I really thought the night couldn't get any better but that is because I have never heard Ambassador James Joseph speak before. As I have heard the legend of Amb. Joseph, who founded ABFE and was the ambassador to South Africa when Nelson Mandela was president, I always wondered how an African American man in philanthropy in 1971 was able to call the question of race and leadership and insist that African American board members be elected on the Council on Foundations. He and other founding members of ABFE proposed an all Black slate at the 1971 COF meeting in Montreal. The compromises that followed at that meeting, led to COF adding black members to the board and the formation of ABFE as the first affinity group of the Council on Foundations. This is hard to do now, let alone in 1971.
Then I heard him speak and it all made sense.
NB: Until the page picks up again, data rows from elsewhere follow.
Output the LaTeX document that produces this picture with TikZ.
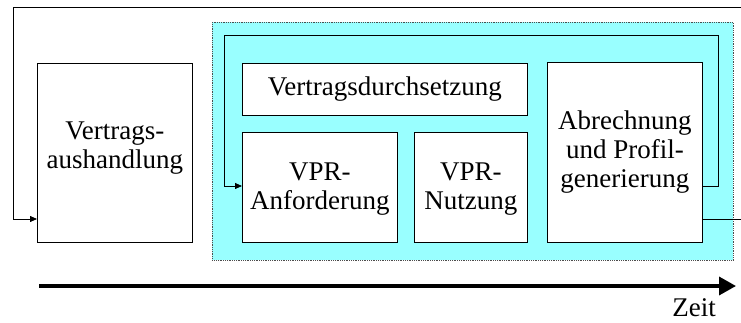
\documentclass[tikz,border=0pt]{standalone}
\usepackage{fontspec}
\setmainfont{Liberation Serif}
\usetikzlibrary{arrows.meta}
\definecolor{phase}{RGB}{153,255,255}
\tikzset{
  stage/.style={draw=black, fill=white, line width=0.8pt, align=center,
    font=\fontsize{27}{29}\selectfont, inner sep=0pt},
  flow/.style={draw=black, line width=0.8pt},
  flowarrow/.style={flow, -{Triangle[length=7pt,width=6pt]}},
}
\begin{document}
\begin{tikzpicture}[x=1pt,y=-1pt]
\useasboundingbox (0,0) rectangle (741,323);
\clip (0,0) rectangle (741,323);
% shaded execution phase
\node[draw=black!70, densely dotted, fill=phase, line width=0.8pt, minimum width=521pt, minimum height=238pt, anchor=north west, inner sep=0pt] (phase) at (212,22) {};
% stages
\node[stage, minimum width=155pt, minimum height=179pt, anchor=north west] (neg) at (37,63) {};
\node[stage, draw=none, fill=none] (negtxt) at ([yshift=5pt]neg.center) {Vertrags-\\aushandlung};
\node[stage, minimum width=285pt, minimum height=52pt, anchor=north west] (enf) at (242,63) {Vertragsdurchsetzung};
\node[stage, minimum width=155pt, minimum height=110pt, anchor=north west] (req) at (242,132) {};
\node[stage, draw=none, fill=none] (reqtxt) at ([yshift=-2pt]req.center) {VPR-\\Anforderung};
\node[stage, minimum width=113pt, minimum height=110pt, anchor=north west] (use) at (414,132) {};
\node[stage, draw=none, fill=none] (usetxt) at ([yshift=-2pt]use.center) {VPR-\\Nutzung};
\node[stage, minimum width=155pt, minimum height=180pt, anchor=north west] (bill) at (547,62) {Abrechnung\\und Profil-\\generierung};
% inner loop
\coordinate (ia) at (bill.east |- 0,186);
\draw[flowarrow] (ia) -- (718,186) -- (718,35) -- (224,35) -- (224,186) -- (req.west |- 0,186);
% outer loop
\coordinate (oa) at (bill.east |- 0,219);
\draw[flowarrow] (oa) -- (742,219) -- (742,7) -- (13,7) -- (13,219) -- (neg.west |- 0,219);
% time axis
\coordinate (t0) at (39,286);
\coordinate (t1) at (736,286);
\draw[line width=3.5pt, -{Triangle[length=17pt,width=18pt]}] (t0) -- (t1);
\node[font=\fontsize{27}{29}\selectfont, anchor=base, inner sep=0pt] (zeit) at (694,316) {Zeit};
\end{tikzpicture}
\end{document}
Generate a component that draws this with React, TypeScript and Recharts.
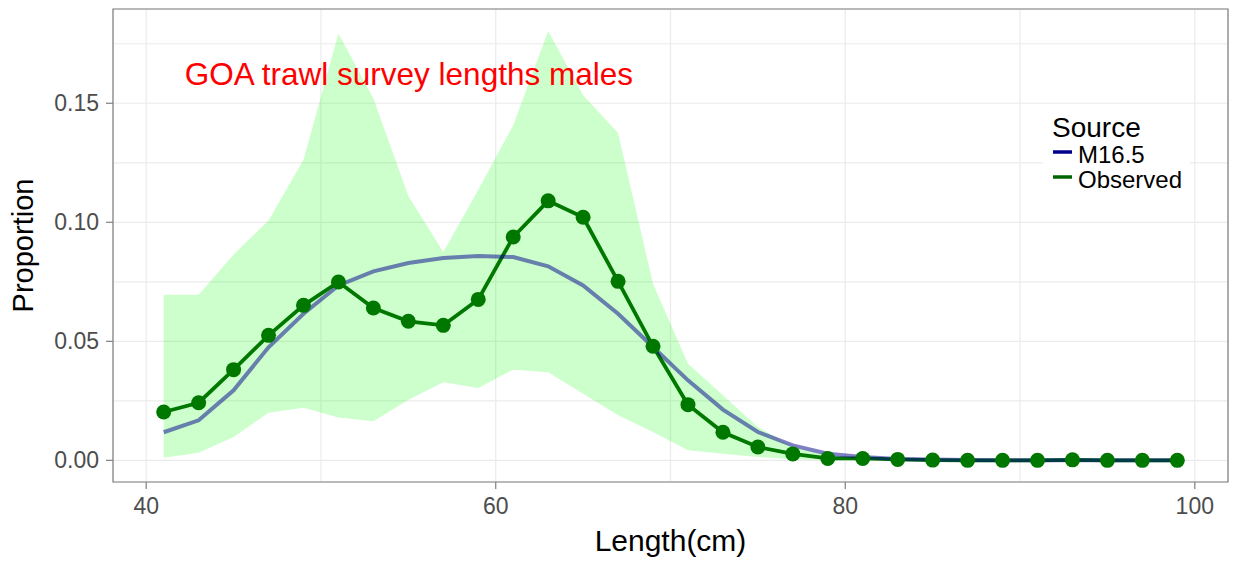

There is leadership and then there is Ambassador Joseph leadership. He called us to bring our best as we work for our communities and he reminded us that we sit on the shoulders of giants (with the not so subtle hint that because he and our many other ancestors have given us a much better starting point than they had, he expects much more from us). He also introduced us to the four leadership skills that he learned from Nelson Mandela that he believes are critical for today's leaders (emotional intelligence, social intelligence, moral intelligence, and spiritual intelligence).
They are too few times where we thank those that came before us or when we congratulate our peers for making the world a better place. When we get those opportunities, make sure you show up, sore feet or not.